From out of the parking booth right behind us, a squeaky teenaged voice said, “you can park your bike in any spot anywhere in the lot.”
I turned and looked at her, smiled and politely and said, “If I could, I would.”
Actually… my look probably wasn’t entirely polite. It may have appeared more along the lines of “Really? You’re kidding. I can PARK in the spaces in this PARKING LOT? You mean everyone who comes into this lot on a motorcycle doesn’t strip off all of their gear and lay down on the hot blacktop RIGHT HERE and poke at the moving parts on their bike ALL the time?”
But I did smile.
I took a quick walk around the entrance driveway to see if my bolt had by some chance wiggled itself out there. Of course, it was nowhere to be found. We had to figure out some other quick fix.
With the caliper shoved back into its normal position on the disc, I pushed the bike over into the motorcycle parking spaces. You know, because I can park in any of them. We just needed something to steady the caliper in it’s rightful place since I didn’t have another bolt. Some safety wire or … Oh! A zip tie would do.

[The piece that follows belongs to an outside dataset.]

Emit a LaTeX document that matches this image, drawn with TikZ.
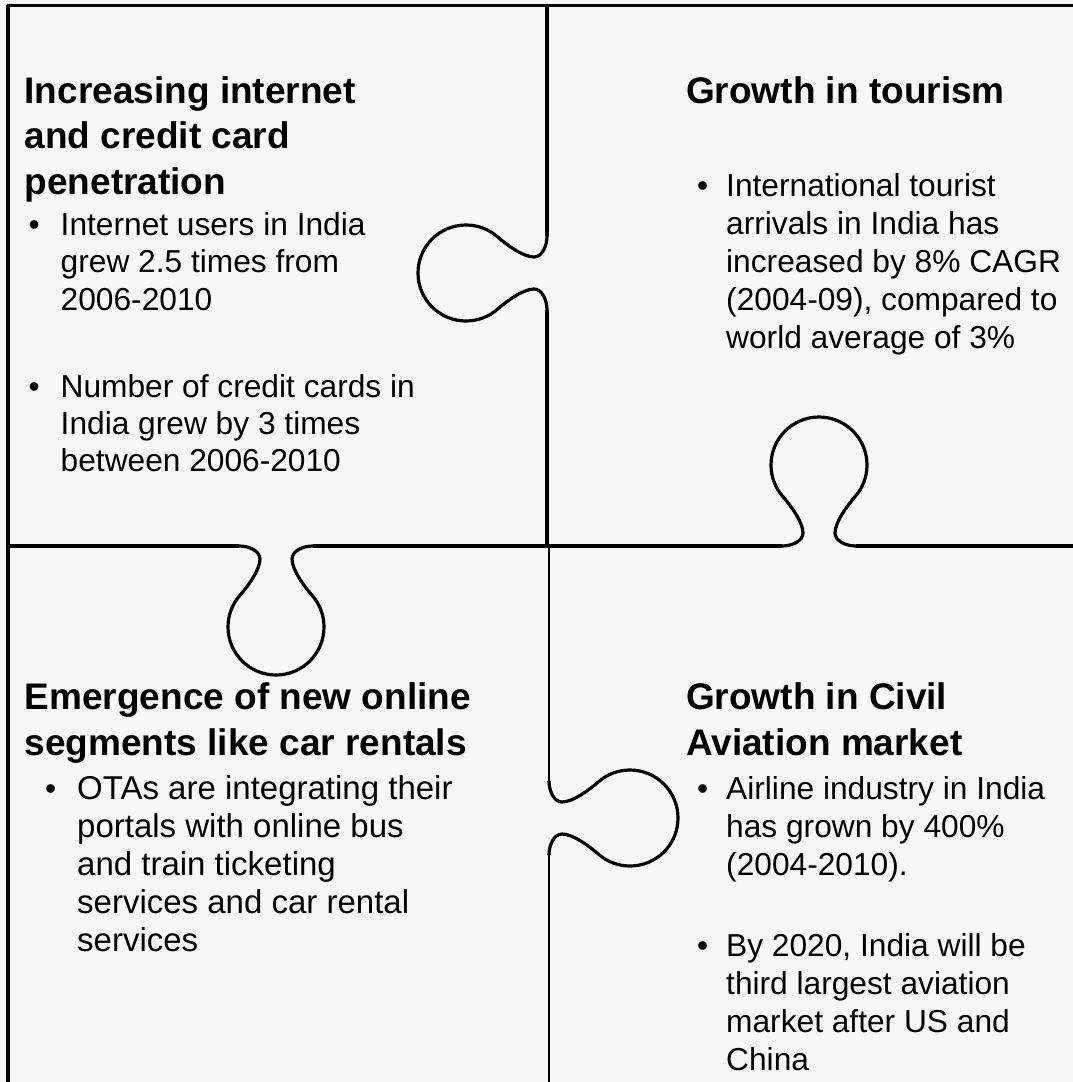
\documentclass[tikz,border=0pt]{standalone}
\usepackage{fontspec}
\setmainfont{Liberation Sans}
\begin{document}
\begin{tikzpicture}[x=1pt,y=-1pt,
  seam/.style={line width=3.2pt, line cap=butt, line join=round, draw=black},
  headline/.style={anchor=base west, inner sep=0pt, font=\fontsize{37}{45}\selectfont\bfseries},
  bodyline/.style={anchor=base west, inner sep=0pt, font=\fontsize{31.7}{38}\selectfont},
  widebody/.style={bodyline, font=\fontsize{33}{38}\selectfont},
  dot/.style={bodyline},
  % one tab of a jigsaw seam: the seam runs along local x, the tab bulges towards local +y
  knob/.pic={\draw[seam] (-37,0) .. controls (-27,0) and (-16,5) .. (-16,13)
     .. controls (-16,24) and (-28.3,40.4) .. (-36.2,49.5)
     .. controls (-43.8,58.2) and (-48,69.4) .. (-48,81)
     .. controls (-48,107.5) and (-26.5,129) .. (0,129)
     .. controls (26.5,129) and (48,107.5) .. (48,81)
     .. controls (48,69.4) and (43.8,58.2) .. (36.2,49.5)
     .. controls (28.3,40.4) and (16,24) .. (16,13)
     .. controls (16,5) and (27,0) .. (37,0);}
]
\definecolor{paper}{HTML}{F7F7F7}
\useasboundingbox (0,0) rectangle (1073,1082);
\fill[paper] (0,0) rectangle (1073,1082);
\clip (0,0) rectangle (1073,1082);

% outer frame (left and top edges)
\draw[seam] (8,1090) -- (8,5.5) -- (1080,5.5);

% upper vertical seam with a tab pointing left
\draw[seam, line width=3.6pt] (547,5.5) -- (547,236);
\pic[rotate=-90] at (547,273) {knob};
\draw[seam, line width=3.6pt] (547,310) -- (547,546);

% horizontal seam with a tab down (left) and a tab up (right)
\draw[seam] (8,546) -- (239,546);
\pic at (276,546) {knob};
\draw[seam] (313,546) -- (782,546);
\pic[rotate=180] at (819,546) {knob};
\draw[seam] (856,546) -- (1080,546);

% lower vertical seam with a tab pointing right
\draw[seam, line width=2.8pt] (549,546) -- (549,781);
\pic[rotate=90] at (549,818) {knob};
\draw[seam, line width=2.8pt] (549,855) -- (549,1090);

% top-left piece
\node[headline] (tl1) at (24.5,103) {Increasing internet};
\node[headline] (tl2) at (24.5,148.5) {and credit card};
\node[headline] (tl3) at (24.5,194) {penetration};
\node[dot] (tlb1) at (28.5,235) {•};
\node[bodyline] (tla1) at (60.5,235) {Internet users in India};
\node[bodyline] (tla2) at (60.5,272.5) {grew 2.5 times from};
\node[bodyline] (tla3) at (60.5,310) {2006-2010};
\node[dot] (tlb2) at (28.5,397) {•};
\node[bodyline] (tlc1) at (60.5,397) {Number of credit cards in};
\node[bodyline] (tlc2) at (60.5,434) {India grew by 3 times};
\node[bodyline] (tlc3) at (60.5,471) {between 2006-2010};

% top-right piece
\node[headline] (tr1) at (686,103) {Growth in tourism};
\node[dot] (trb1) at (697,196) {•};
\node[bodyline] (tra1) at (726,196) {International tourist};
\node[bodyline] (tra2) at (726,234) {arrivals in India has};
\node[bodyline] (tra3) at (726,272) {increased by 8\% CAGR};
\node[bodyline] (tra4) at (726,310) {(2004-09), compared to};
\node[bodyline] (tra5) at (726,348) {world average of 3\%};

% bottom-left piece
\node[headline] (bl1) at (24.5,709) {Emergence of new online};
\node[headline] (bl2) at (24.5,755) {segments like car rentals};
\node[dot] (blb1) at (45,799) {•};
\node[widebody] (bla1) at (77,799) {OTAs are integrating their};
\node[widebody] (bla2) at (77,837) {portals with online bus};
\node[widebody] (bla3) at (77,875) {and train ticketing};
\node[widebody] (bla4) at (77,913) {services and car rental};
\node[widebody] (bla5) at (77,951) {services};

% bottom-right piece
\node[headline] (br1) at (686,709) {Growth in Civil};
\node[headline] (br2) at (686,755) {Aviation market};
\node[dot] (brb1) at (697,799) {•};
\node[bodyline] (bra1) at (726,799) {Airline industry in India};
\node[bodyline] (bra2) at (726,837) {has grown by 400\%};
\node[bodyline] (bra3) at (726,875) {(2004-2010).};
\node[dot] (brb2) at (697,956) {•};
\node[bodyline] (brc1) at (726,956) {By 2020, India will be};
\node[bodyline] (brc2) at (726,994) {third largest aviation};
\node[bodyline] (brc3) at (726,1032) {market after US and};
\node[bodyline] (brc4) at (726,1070) {China};
\end{tikzpicture}
\end{document}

“We could just zip tie it in place for now,” I said.
“You mean wire tie?” Kenny replied.
::blink:blink:: “What? Yes. Wire tie.”
It was at this moment that I finally realized that men are indeed from Mars and women from Venus. We were saying the same damned thing. Zip tie, wire tie, cable tie, potahto – whatever you want to call it, let’s just go ahead and fix my bike.
I swear. It’s hard to find good help that won’t talk back these days.
I’m happy to report that the temporary fix worked like a charm and that my caliper bolt has been replaced.
I have also docked Kenny’s pay for being insubordinate. Beatings will continue until morale improves.